Exercise: Reproduce the material word for word; the images stay out.

Source material:
** start **
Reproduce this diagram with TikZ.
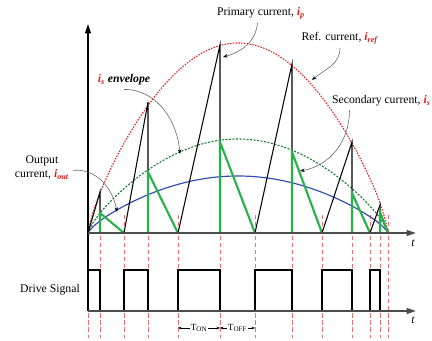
\documentclass[tikz,border=0pt]{standalone}
\usepackage{fontspec}
\setmainfont{Liberation Serif}
\usetikzlibrary{arrows.meta}
\definecolor{refred}{RGB}{228,28,28}
\definecolor{envgreen}{RGB}{20,125,45}
\definecolor{secgreen}{RGB}{38,178,72}
\definecolor{outblue}{RGB}{48,78,178}
\definecolor{swred}{RGB}{236,112,112}
\newcommand{\cur}[1]{\textcolor{refred}{\textbf{\textit{i}}\textsubscript{\textbf{\textit{#1}}}}}

\begin{document}
\begin{tikzpicture}[x=0.03cm,y=0.03cm,axis/.style={line width=1.4pt,draw=black!70,-{Triangle[length=8pt,width=5pt]}},note/.style={draw=black!60,line width=0.5pt,-{Stealth[length=4pt,width=3pt,black]}},env/.style={line width=0.9pt,dash pattern=on 1.3pt off 1.1pt},swline/.style={swred,line width=0.6pt,dash pattern=on 3.5pt off 2.5pt},dim/.style={{Stealth[length=3pt]}-{Stealth[length=3pt]},line width=0.5pt}]
\useasboundingbox (-88,-107) rectangle (344,233);
\foreach \t in {0,12,36,60,90,132,167,204,234,264,282,292,300}
  \draw[swline] (\t,18) -- (\t,-105);
\draw[env,refred] (0,0) -- plot[domain=0.001:0.999,samples=80] ({300*\x},{190*pow(sin(180*\x),0.75)}) -- (300,0);
\draw[env,envgreen,dash pattern=on 1.8pt off 1.2pt] (0,0) -- plot[domain=0.001:0.999,samples=80] ({300*\x},{94*pow(sin(180*\x),0.75)}) -- (300,0);
\draw[outblue,line width=1pt] (0,0) -- plot[domain=0.001:0.999,samples=80] ({300*\x},{57*pow(sin(180*\x),0.75)}) -- (300,0);
\foreach \a/\b/\c/\p/\s in {0/12/36/41/20,36/60/90/131/61,90/132/167/188/91,167/204/234/169/81,234/264/282/91/40,282/292/300/28/21}{
  \draw[line width=0.9pt] (\a,0) -- (\b,\p) -- (\b,0);
  \draw[secgreen,line width=1.8pt] (\b,0) -- (\b,\s) -- (\c,0);
}
\draw[line width=1.3pt] (0,-78) \foreach \a/\b/\c in {0/12/36,36/60/90,90/132/167,167/204/234,234/264/282,282/292/300}{ -- (\a,-37) -- (\b,-37) -- (\b,-78) -- (\c,-78)};
\draw[axis,draw=black] (0,-78) -- (0,209);
\draw[axis] (0,0) -- (328,0);
\draw[axis] (0,-78) -- (328,-78);
\node (ttop) at (325,-10) {\textit{t}};
\node (tbot) at (325,-87) {\textit{t}};
\coordinate (onstart) at (90,-95);
\coordinate (offstart) at (132,-95);
\coordinate (offend) at (167,-95);
\draw[dim] (onstart) -- (offstart) node[midway,fill=white,inner sep=1pt,font=\footnotesize] (ton) {T\textsubscript{ON}};
\draw[dim] (offstart) -- (offend) node[midway,fill=white,inner sep=1pt,font=\footnotesize] (toff) {T\textsubscript{OFF}};
\node (primary) at (173,220) {Primary current, \cur{p}};
\node (ref) at (252,195) {Ref. current, \cur{ref}};
\node[anchor=east,inner xsep=1pt] (secondary) at (344,132) {Secondary current, \cur{s}};
\node (envelope) at (36,153) {\cur{s} \textbf{\textit{envelope}}};
\node[align=center] (output) at (-46,65) {Output\\current, \cur{out}};
\node (drive) at (-38,-57) {Drive Signal};
\coordinate (pk) at (135,176);
\coordinate (rf) at (224,153);
\coordinate (sc) at (212,62);
\coordinate (ev) at (92,79);
\coordinate (ou) at (29,21);
\draw[note] ([xshift=-3pt]primary.south) to[out=-95,in=15] (pk);
\draw[note] (ref.south) to[out=-90,in=40] (rf);
\draw[note] ([xshift=16pt]secondary.south west) to[out=-90,in=10] (sc);
\draw[note] (envelope.south) to[out=0,in=95] (ev);
\draw[note] ([yshift=-2pt]output.east) to[out=5,in=100] (ou);
\end{tikzpicture}
\end{document}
** end **
Result:
Reproduce this diagram with TikZ.
\documentclass[tikz,border=0pt]{standalone}
\usepackage{fontspec}
\setmainfont{Liberation Serif}
\usetikzlibrary{arrows.meta}
\definecolor{refred}{RGB}{228,28,28}
\definecolor{envgreen}{RGB}{20,125,45}
\definecolor{secgreen}{RGB}{38,178,72}
\definecolor{outblue}{RGB}{48,78,178}
\definecolor{swred}{RGB}{236,112,112}
\newcommand{\cur}[1]{\textcolor{refred}{\textbf{\textit{i}}\textsubscript{\textbf{\textit{#1}}}}}

\begin{document}
\begin{tikzpicture}[x=0.03cm,y=0.03cm,axis/.style={line width=1.4pt,draw=black!70,-{Triangle[length=8pt,width=5pt]}},note/.style={draw=black!60,line width=0.5pt,-{Stealth[length=4pt,width=3pt,black]}},env/.style={line width=0.9pt,dash pattern=on 1.3pt off 1.1pt},swline/.style={swred,line width=0.6pt,dash pattern=on 3.5pt off 2.5pt},dim/.style={{Stealth[length=3pt]}-{Stealth[length=3pt]},line width=0.5pt}]
\useasboundingbox (-88,-107) rectangle (344,233);
\foreach \t in {0,12,36,60,90,132,167,204,234,264,282,292,300}
  \draw[swline] (\t,18) -- (\t,-105);
\draw[env,refred] (0,0) -- plot[domain=0.001:0.999,samples=80] ({300*\x},{190*pow(sin(180*\x),0.75)}) -- (300,0);
\draw[env,envgreen,dash pattern=on 1.8pt off 1.2pt] (0,0) -- plot[domain=0.001:0.999,samples=80] ({300*\x},{94*pow(sin(180*\x),0.75)}) -- (300,0);
\draw[outblue,line width=1pt] (0,0) -- plot[domain=0.001:0.999,samples=80] ({300*\x},{57*pow(sin(180*\x),0.75)}) -- (300,0);
\foreach \a/\b/\c/\p/\s in {0/12/36/41/20,36/60/90/131/61,90/132/167/188/91,167/204/234/169/81,234/264/282/91/40,282/292/300/28/21}{
  \draw[line width=0.9pt] (\a,0) -- (\b,\p) -- (\b,0);
  \draw[secgreen,line width=1.8pt] (\b,0) -- (\b,\s) -- (\c,0);
}
\draw[line width=1.3pt] (0,-78) \foreach \a/\b/\c in {0/12/36,36/60/90,90/132/167,167/204/234,234/264/282,282/292/300}{ -- (\a,-37) -- (\b,-37) -- (\b,-78) -- (\c,-78)};
\draw[axis,draw=black] (0,-78) -- (0,209);
\draw[axis] (0,0) -- (328,0);
\draw[axis] (0,-78) -- (328,-78);
\node (ttop) at (325,-10) {\textit{t}};
\node (tbot) at (325,-87) {\textit{t}};
\coordinate (onstart) at (90,-95);
\coordinate (offstart) at (132,-95);
\coordinate (offend) at (167,-95);
\draw[dim] (onstart) -- (offstart) node[midway,fill=white,inner sep=1pt,font=\footnotesize] (ton) {T\textsubscript{ON}};
\draw[dim] (offstart) -- (offend) node[midway,fill=white,inner sep=1pt,font=\footnotesize] (toff) {T\textsubscript{OFF}};
\node (primary) at (173,220) {Primary current, \cur{p}};
\node (ref) at (252,195) {Ref. current, \cur{ref}};
\node[anchor=east,inner xsep=1pt] (secondary) at (344,132) {Secondary current, \cur{s}};
\node (envelope) at (36,153) {\cur{s} \textbf{\textit{envelope}}};
\node[align=center] (output) at (-46,65) {Output\\current, \cur{out}};
\node (drive) at (-38,-57) {Drive Signal};
\coordinate (pk) at (135,176);
\coordinate (rf) at (224,153);
\coordinate (sc) at (212,62);
\coordinate (ev) at (92,79);
\coordinate (ou) at (29,21);
\draw[note] ([xshift=-3pt]primary.south) to[out=-95,in=15] (pk);
\draw[note] (ref.south) to[out=-90,in=40] (rf);
\draw[note] ([xshift=16pt]secondary.south west) to[out=-90,in=10] (sc);
\draw[note] (envelope.south) to[out=0,in=95] (ev);
\draw[note] ([yshift=-2pt]output.east) to[out=5,in=100] (ou);
\end{tikzpicture}
\end{document}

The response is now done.